# Start of Given records
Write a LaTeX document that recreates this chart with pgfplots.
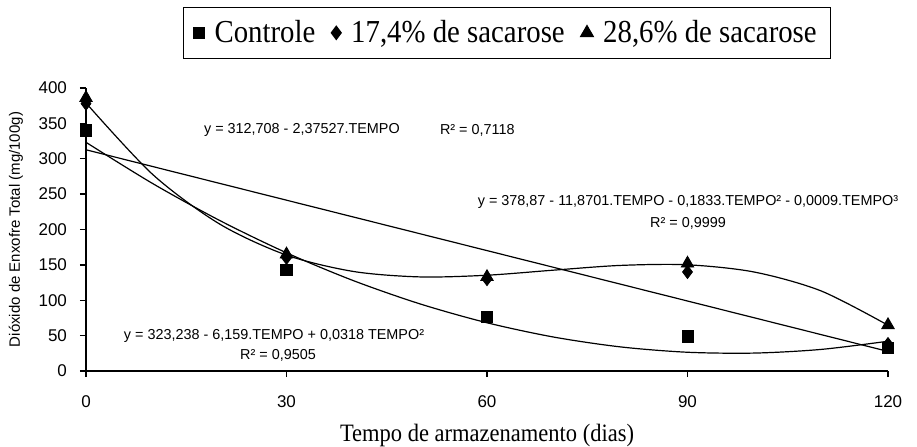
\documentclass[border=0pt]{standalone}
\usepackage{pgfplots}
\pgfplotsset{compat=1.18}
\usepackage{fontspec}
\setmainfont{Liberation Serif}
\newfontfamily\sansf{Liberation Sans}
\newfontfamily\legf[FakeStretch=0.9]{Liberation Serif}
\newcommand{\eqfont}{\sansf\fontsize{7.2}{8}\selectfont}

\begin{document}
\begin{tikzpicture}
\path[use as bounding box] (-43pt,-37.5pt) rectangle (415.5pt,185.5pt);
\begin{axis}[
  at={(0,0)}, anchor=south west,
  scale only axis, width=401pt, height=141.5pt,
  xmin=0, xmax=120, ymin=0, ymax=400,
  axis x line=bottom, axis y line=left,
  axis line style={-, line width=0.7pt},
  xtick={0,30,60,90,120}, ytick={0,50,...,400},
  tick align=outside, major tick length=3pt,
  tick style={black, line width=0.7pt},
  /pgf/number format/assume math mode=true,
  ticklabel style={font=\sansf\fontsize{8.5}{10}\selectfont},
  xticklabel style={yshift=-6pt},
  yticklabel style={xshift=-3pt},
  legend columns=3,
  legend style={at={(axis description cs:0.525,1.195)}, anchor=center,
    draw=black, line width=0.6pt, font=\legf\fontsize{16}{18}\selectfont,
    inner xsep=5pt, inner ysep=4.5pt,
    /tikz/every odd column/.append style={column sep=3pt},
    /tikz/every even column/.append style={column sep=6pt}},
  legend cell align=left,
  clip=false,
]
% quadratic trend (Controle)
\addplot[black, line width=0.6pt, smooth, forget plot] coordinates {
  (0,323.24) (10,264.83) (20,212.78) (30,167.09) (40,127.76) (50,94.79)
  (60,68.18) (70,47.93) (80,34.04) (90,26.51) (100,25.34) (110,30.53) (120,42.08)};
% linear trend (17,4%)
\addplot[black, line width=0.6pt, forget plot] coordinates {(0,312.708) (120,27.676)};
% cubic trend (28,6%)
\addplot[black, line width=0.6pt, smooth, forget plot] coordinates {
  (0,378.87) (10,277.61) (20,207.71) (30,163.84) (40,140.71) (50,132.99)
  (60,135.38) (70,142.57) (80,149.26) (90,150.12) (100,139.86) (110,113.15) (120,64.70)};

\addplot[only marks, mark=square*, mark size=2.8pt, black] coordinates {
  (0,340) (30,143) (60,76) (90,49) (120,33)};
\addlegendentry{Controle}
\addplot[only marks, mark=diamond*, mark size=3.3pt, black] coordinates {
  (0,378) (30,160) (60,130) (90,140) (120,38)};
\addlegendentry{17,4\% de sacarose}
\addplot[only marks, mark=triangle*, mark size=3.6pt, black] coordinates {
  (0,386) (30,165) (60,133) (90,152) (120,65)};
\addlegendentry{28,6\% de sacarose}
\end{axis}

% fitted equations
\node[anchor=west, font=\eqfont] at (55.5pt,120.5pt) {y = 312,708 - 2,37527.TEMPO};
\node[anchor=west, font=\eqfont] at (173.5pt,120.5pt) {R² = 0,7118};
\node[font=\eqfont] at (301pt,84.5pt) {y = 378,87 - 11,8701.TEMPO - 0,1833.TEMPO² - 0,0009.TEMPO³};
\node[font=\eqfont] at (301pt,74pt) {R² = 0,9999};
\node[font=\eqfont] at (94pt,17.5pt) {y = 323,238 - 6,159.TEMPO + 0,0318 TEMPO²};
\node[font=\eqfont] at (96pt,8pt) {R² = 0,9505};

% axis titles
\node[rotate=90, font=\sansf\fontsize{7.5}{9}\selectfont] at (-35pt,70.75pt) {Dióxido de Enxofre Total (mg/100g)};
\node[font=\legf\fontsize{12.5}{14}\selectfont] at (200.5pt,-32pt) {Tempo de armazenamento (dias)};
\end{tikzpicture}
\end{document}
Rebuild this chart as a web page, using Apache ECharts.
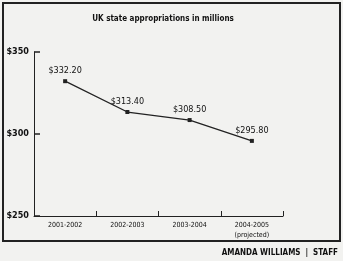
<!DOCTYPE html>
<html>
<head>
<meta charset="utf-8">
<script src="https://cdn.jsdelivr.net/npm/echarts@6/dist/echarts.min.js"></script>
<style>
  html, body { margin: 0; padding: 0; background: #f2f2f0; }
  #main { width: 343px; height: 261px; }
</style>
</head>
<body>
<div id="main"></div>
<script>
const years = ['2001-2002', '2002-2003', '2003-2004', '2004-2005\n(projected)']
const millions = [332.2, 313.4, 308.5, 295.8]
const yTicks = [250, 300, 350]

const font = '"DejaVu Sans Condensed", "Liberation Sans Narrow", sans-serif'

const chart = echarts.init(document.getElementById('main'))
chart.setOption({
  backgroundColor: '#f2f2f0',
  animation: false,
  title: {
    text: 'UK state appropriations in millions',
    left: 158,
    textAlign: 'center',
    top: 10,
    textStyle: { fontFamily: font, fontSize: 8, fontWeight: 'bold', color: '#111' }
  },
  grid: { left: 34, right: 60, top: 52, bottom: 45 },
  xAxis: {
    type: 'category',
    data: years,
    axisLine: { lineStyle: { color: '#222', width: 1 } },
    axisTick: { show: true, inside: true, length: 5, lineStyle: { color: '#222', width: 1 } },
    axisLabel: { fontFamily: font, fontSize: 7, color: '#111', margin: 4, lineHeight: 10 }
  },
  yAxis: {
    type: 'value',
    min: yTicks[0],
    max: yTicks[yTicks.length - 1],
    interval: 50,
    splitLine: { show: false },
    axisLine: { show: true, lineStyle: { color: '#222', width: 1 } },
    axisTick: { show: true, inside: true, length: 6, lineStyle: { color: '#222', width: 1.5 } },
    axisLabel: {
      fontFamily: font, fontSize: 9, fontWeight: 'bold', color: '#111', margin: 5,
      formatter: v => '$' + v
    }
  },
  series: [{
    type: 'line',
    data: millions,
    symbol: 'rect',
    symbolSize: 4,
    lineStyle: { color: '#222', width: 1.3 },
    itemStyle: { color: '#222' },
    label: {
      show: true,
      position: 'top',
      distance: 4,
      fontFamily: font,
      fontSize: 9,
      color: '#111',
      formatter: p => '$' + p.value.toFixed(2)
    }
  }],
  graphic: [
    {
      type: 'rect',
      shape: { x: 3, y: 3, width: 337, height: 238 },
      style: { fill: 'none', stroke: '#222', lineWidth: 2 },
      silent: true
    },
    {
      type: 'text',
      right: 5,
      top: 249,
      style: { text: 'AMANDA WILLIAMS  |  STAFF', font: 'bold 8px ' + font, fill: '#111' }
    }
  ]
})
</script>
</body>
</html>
# End of Given records
Please reproduce, word for word, every line from the first line of the records above through the line containing "(60,135.38) (70,142.57) (80,149.26)", and leave out the pictures.

Write a LaTeX document that recreates this chart with pgfplots.
\documentclass[border=0pt]{standalone}
\usepackage{pgfplots}
\pgfplotsset{compat=1.18}
\usepackage{fontspec}
\setmainfont{Liberation Serif}
\newfontfamily\sansf{Liberation Sans}
\newfontfamily\legf[FakeStretch=0.9]{Liberation Serif}
\newcommand{\eqfont}{\sansf\fontsize{7.2}{8}\selectfont}

\begin{document}
\begin{tikzpicture}
\path[use as bounding box] (-43pt,-37.5pt) rectangle (415.5pt,185.5pt);
\begin{axis}[
  at={(0,0)}, anchor=south west,
  scale only axis, width=401pt, height=141.5pt,
  xmin=0, xmax=120, ymin=0, ymax=400,
  axis x line=bottom, axis y line=left,
  axis line style={-, line width=0.7pt},
  xtick={0,30,60,90,120}, ytick={0,50,...,400},
  tick align=outside, major tick length=3pt,
  tick style={black, line width=0.7pt},
  /pgf/number format/assume math mode=true,
  ticklabel style={font=\sansf\fontsize{8.5}{10}\selectfont},
  xticklabel style={yshift=-6pt},
  yticklabel style={xshift=-3pt},
  legend columns=3,
  legend style={at={(axis description cs:0.525,1.195)}, anchor=center,
    draw=black, line width=0.6pt, font=\legf\fontsize{16}{18}\selectfont,
    inner xsep=5pt, inner ysep=4.5pt,
    /tikz/every odd column/.append style={column sep=3pt},
    /tikz/every even column/.append style={column sep=6pt}},
  legend cell align=left,
  clip=false,
]
% quadratic trend (Controle)
\addplot[black, line width=0.6pt, smooth, forget plot] coordinates {
  (0,323.24) (10,264.83) (20,212.78) (30,167.09) (40,127.76) (50,94.79)
  (60,68.18) (70,47.93) (80,34.04) (90,26.51) (100,25.34) (110,30.53) (120,42.08)};
% linear trend (17,4%)
\addplot[black, line width=0.6pt, forget plot] coordinates {(0,312.708) (120,27.676)};
% cubic trend (28,6%)
\addplot[black, line width=0.6pt, smooth, forget plot] coordinates {
  (0,378.87) (10,277.61) (20,207.71) (30,163.84) (40,140.71) (50,132.99)
  (60,135.38) (70,142.57) (80,149.26) (90,150.12) (100,139.86) (110,113.15) (120,64.70)};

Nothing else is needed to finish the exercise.